Two years ago, on January 15, 2009, a US Airways flight left LaGuardia Airport for Charlotte, North Carolina. On its way up, however, its two engines each inhaled a Canada goose*, causing both to lose power.** Unable to get the plane safely back to LaGuardia (or, for that matter, to any airport), pilot Chesley Sullenberger instead chose to land the plane on, of all things, a tidal estuary.*** The landing can only be described as successful: all 155 people aboard the plane survived, with only five serious injuries.
Notes:
* There are, apparently, a lot of geese who live at and around LaGuardia, and who pose a threat to the aircraft that come and go. I found a reference to at least one other such incident on the first page of results from a quick Google search.
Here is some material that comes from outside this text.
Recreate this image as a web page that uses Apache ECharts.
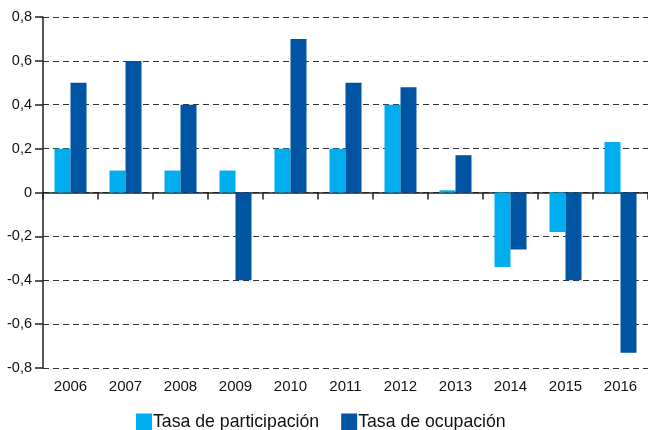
<!DOCTYPE html>
<html>
<head>
<meta charset="utf-8">
<script src="https://cdn.jsdelivr.net/npm/echarts@6/dist/echarts.min.js"></script>
<style>
html,body{margin:0;padding:0;background:#fff;}
#chart{width:648px;height:430px;}
</style>
</head>
<body>
<div id="chart"></div>
<script>
var years = ['2006','2007','2008','2009','2010','2011','2012','2013','2014','2015','2016'];
var participacion = [0.2, 0.1, 0.1, 0.1, 0.2, 0.2, 0.4, 0.01, -0.34, -0.18, 0.23];
var ocupacion = [0.5, 0.6, 0.4, -0.4, 0.7, 0.5, 0.48, 0.17, -0.26, -0.4, -0.73];
var seriesNames = ['Tasa de participación', 'Tasa de ocupación'];

var chart = echarts.init(document.getElementById('chart'));
var font = 'Liberation Sans, Arial, sans-serif';
chart.setOption({
  animation: false,
  grid: {left: 43, right: -5, top: 17, bottom: 62},
  legend: {
    bottom: -1, left: 136, padding: 0,
    itemWidth: 16, itemHeight: 17, itemGap: 22,
    icon: 'rect',
    textStyle: {fontFamily: font, fontSize: 17.7, color: '#111', padding: [0,0,0,-4]},
    data: seriesNames
  },
  xAxis: [{
    type: 'category', data: years, position: 'bottom',
    axisLine: {show: false, onZero: false},
    axisTick: {show: false},
    axisLabel: {fontFamily: font, fontSize: 15, color: '#111', margin: 11}
  }, {
    type: 'category', data: years, position: 'bottom',
    axisLine: {show: true, onZero: true, lineStyle: {color: '#222', width: 1.5}},
    axisTick: {show: true, length: 7, lineStyle: {color: '#222', width: 1.5}},
    axisLabel: {show: false}
  }],
  yAxis: {
    type: 'value', min: -0.8, max: 0.8, interval: 0.2,
    axisLine: {show: true, lineStyle: {color: '#222', width: 1.5}},
    axisTick: {show: true, length: 8, lineStyle: {color: '#222', width: 1.5}},
    axisLabel: {fontFamily: font, fontSize: 14.5, color: '#111', margin: 11,
      formatter: function (v) { return Math.abs(v) < 1e-9 ? '0' : (Math.round(v*10)/10).toFixed(1).replace('.', ','); }},
    splitLine: {show: true, lineStyle: {color: '#333', type: [6, 4], width: 1}}
  },
  series: [{
    name: seriesNames[0], type: 'bar', data: participacion,
    barWidth: 16, barGap: '0%',
    itemStyle: {color: '#00AEEF'}
  }, {
    name: seriesNames[1], type: 'bar', data: ocupacion,
    barWidth: 16, barGap: '0%',
    itemStyle: {color: '#0055A2'}
  }]
});
</script>
</body>
</html>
If you'd like to read more, the same search also brought up this article from CBS News and this press release from the City, both from the middle of last year.
** I'm not sure if it would have been possible to safely limp back to a proper runway with a single working engine, but I assume as much from the fact that everything I've read or heard about the incident make a point of saying that both engines were knocked out.
*** Before you start complaining that the Hudson is a river, let me point out that lower Hudson is indeed a tidal estuary. Check out the second paragraph of this section of the Wikipedia article.
Links:
Yesterday's New York Times article.
Further coverage from the NYT's City Room.
The inevitable Wikipedia article.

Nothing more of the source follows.